▶ **Problem to work on**:
Restate the whole listing word for word. Pictures are left out.

────────────────────

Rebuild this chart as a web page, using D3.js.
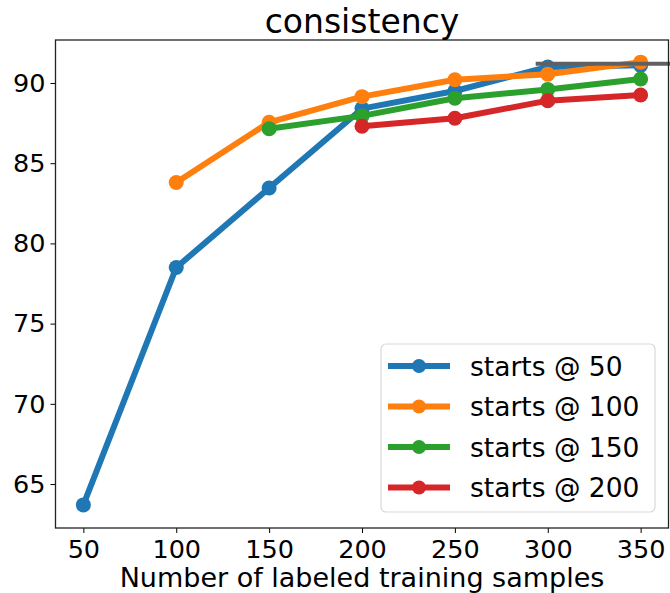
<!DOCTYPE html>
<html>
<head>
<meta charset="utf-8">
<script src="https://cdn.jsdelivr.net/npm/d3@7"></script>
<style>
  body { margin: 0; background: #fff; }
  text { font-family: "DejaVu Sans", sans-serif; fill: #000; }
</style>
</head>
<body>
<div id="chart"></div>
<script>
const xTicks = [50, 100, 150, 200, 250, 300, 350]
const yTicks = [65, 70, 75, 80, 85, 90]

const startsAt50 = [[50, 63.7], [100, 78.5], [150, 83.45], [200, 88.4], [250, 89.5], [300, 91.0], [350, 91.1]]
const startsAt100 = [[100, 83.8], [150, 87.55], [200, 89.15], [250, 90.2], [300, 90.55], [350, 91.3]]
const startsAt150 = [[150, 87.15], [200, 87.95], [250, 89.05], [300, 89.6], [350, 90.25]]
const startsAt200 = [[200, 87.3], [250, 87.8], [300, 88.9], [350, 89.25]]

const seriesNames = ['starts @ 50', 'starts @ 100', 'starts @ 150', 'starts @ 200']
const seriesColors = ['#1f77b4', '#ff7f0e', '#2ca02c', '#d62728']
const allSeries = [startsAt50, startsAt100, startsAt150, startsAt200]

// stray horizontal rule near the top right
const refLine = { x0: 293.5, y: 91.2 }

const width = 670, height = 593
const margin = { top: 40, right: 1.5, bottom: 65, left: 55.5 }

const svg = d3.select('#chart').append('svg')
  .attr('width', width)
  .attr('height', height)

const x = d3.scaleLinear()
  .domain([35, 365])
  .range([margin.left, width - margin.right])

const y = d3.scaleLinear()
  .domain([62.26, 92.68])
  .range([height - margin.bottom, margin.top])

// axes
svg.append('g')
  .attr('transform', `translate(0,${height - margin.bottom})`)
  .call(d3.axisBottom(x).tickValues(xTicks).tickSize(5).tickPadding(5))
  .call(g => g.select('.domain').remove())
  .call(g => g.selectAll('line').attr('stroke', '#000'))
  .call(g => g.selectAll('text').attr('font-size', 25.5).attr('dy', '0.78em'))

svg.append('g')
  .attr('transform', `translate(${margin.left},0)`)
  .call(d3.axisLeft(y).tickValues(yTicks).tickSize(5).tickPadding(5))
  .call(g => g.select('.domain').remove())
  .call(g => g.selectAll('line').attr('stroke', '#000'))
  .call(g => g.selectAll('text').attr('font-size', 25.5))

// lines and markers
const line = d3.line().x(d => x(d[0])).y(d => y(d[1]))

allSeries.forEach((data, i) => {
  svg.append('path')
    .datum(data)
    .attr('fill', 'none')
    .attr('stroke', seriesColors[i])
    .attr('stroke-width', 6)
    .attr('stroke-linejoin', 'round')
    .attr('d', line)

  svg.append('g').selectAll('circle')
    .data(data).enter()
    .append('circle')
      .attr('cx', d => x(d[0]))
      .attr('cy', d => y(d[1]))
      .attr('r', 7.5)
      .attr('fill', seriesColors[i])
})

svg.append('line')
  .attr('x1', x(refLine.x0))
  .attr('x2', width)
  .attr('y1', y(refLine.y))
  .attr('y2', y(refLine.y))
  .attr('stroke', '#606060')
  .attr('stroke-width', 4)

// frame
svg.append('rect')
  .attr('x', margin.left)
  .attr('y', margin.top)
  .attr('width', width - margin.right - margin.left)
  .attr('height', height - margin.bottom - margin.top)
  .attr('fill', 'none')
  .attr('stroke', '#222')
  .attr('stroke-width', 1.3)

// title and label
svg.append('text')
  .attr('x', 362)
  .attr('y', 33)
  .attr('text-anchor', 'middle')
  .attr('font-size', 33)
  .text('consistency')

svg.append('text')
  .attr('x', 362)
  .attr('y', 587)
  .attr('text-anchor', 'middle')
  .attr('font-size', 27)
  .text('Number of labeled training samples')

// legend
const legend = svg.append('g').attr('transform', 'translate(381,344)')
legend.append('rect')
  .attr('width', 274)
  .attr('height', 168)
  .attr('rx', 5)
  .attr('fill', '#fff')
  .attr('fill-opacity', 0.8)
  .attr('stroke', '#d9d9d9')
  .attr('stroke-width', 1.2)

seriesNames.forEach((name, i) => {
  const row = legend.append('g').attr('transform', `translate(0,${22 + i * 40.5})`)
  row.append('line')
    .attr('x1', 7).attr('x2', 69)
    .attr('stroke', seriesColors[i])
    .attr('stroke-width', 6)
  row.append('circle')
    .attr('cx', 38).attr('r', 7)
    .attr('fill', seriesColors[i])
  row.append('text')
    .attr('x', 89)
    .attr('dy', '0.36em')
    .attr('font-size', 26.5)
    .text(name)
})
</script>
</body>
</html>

────────────────────

▶ **The solution**:
Rebuild this chart as a web page, using D3.js.
<!DOCTYPE html>
<html>
<head>
<meta charset="utf-8">
<script src="https://cdn.jsdelivr.net/npm/d3@7"></script>
<style>
  body { margin: 0; background: #fff; }
  text { font-family: "DejaVu Sans", sans-serif; fill: #000; }
</style>
</head>
<body>
<div id="chart"></div>
<script>
const xTicks = [50, 100, 150, 200, 250, 300, 350]
const yTicks = [65, 70, 75, 80, 85, 90]

const startsAt50 = [[50, 63.7], [100, 78.5], [150, 83.45], [200, 88.4], [250, 89.5], [300, 91.0], [350, 91.1]]
const startsAt100 = [[100, 83.8], [150, 87.55], [200, 89.15], [250, 90.2], [300, 90.55], [350, 91.3]]
const startsAt150 = [[150, 87.15], [200, 87.95], [250, 89.05], [300, 89.6], [350, 90.25]]
const startsAt200 = [[200, 87.3], [250, 87.8], [300, 88.9], [350, 89.25]]

const seriesNames = ['starts @ 50', 'starts @ 100', 'starts @ 150', 'starts @ 200']
const seriesColors = ['#1f77b4', '#ff7f0e', '#2ca02c', '#d62728']
const allSeries = [startsAt50, startsAt100, startsAt150, startsAt200]

// stray horizontal rule near the top right
const refLine = { x0: 293.5, y: 91.2 }

const width = 670, height = 593
const margin = { top: 40, right: 1.5, bottom: 65, left: 55.5 }

const svg = d3.select('#chart').append('svg')
  .attr('width', width)
  .attr('height', height)

const x = d3.scaleLinear()
  .domain([35, 365])
  .range([margin.left, width - margin.right])

const y = d3.scaleLinear()
  .domain([62.26, 92.68])
  .range([height - margin.bottom, margin.top])

// axes
svg.append('g')
  .attr('transform', `translate(0,${height - margin.bottom})`)
  .call(d3.axisBottom(x).tickValues(xTicks).tickSize(5).tickPadding(5))
  .call(g => g.select('.domain').remove())
  .call(g => g.selectAll('line').attr('stroke', '#000'))
  .call(g => g.selectAll('text').attr('font-size', 25.5).attr('dy', '0.78em'))

svg.append('g')
  .attr('transform', `translate(${margin.left},0)`)
  .call(d3.axisLeft(y).tickValues(yTicks).tickSize(5).tickPadding(5))
  .call(g => g.select('.domain').remove())
  .call(g => g.selectAll('line').attr('stroke', '#000'))
  .call(g => g.selectAll('text').attr('font-size', 25.5))

// lines and markers
const line = d3.line().x(d => x(d[0])).y(d => y(d[1]))

allSeries.forEach((data, i) => {
  svg.append('path')
    .datum(data)
    .attr('fill', 'none')
    .attr('stroke', seriesColors[i])
    .attr('stroke-width', 6)
    .attr('stroke-linejoin', 'round')
    .attr('d', line)

  svg.append('g').selectAll('circle')
    .data(data).enter()
    .append('circle')
      .attr('cx', d => x(d[0]))
      .attr('cy', d => y(d[1]))
      .attr('r', 7.5)
      .attr('fill', seriesColors[i])
})

svg.append('line')
  .attr('x1', x(refLine.x0))
  .attr('x2', width)
  .attr('y1', y(refLine.y))
  .attr('y2', y(refLine.y))
  .attr('stroke', '#606060')
  .attr('stroke-width', 4)

// frame
svg.append('rect')
  .attr('x', margin.left)
  .attr('y', margin.top)
  .attr('width', width - margin.right - margin.left)
  .attr('height', height - margin.bottom - margin.top)
  .attr('fill', 'none')
  .attr('stroke', '#222')
  .attr('stroke-width', 1.3)

// title and label
svg.append('text')
  .attr('x', 362)
  .attr('y', 33)
  .attr('text-anchor', 'middle')
  .attr('font-size', 33)
  .text('consistency')

svg.append('text')
  .attr('x', 362)
  .attr('y', 587)
  .attr('text-anchor', 'middle')
  .attr('font-size', 27)
  .text('Number of labeled training samples')

// legend
const legend = svg.append('g').attr('transform', 'translate(381,344)')
legend.append('rect')
  .attr('width', 274)
  .attr('height', 168)
  .attr('rx', 5)
  .attr('fill', '#fff')
  .attr('fill-opacity', 0.8)
  .attr('stroke', '#d9d9d9')
  .attr('stroke-width', 1.2)

seriesNames.forEach((name, i) => {
  const row = legend.append('g').attr('transform', `translate(0,${22 + i * 40.5})`)
  row.append('line')
    .attr('x1', 7).attr('x2', 69)
    .attr('stroke', seriesColors[i])
    .attr('stroke-width', 6)
  row.append('circle')
    .attr('cx', 38).attr('r', 7)
    .attr('fill', seriesColors[i])
  row.append('text')
    .attr('x', 89)
    .attr('dy', '0.36em')
    .attr('font-size', 26.5)
    .text(name)
})
</script>
</body>
</html>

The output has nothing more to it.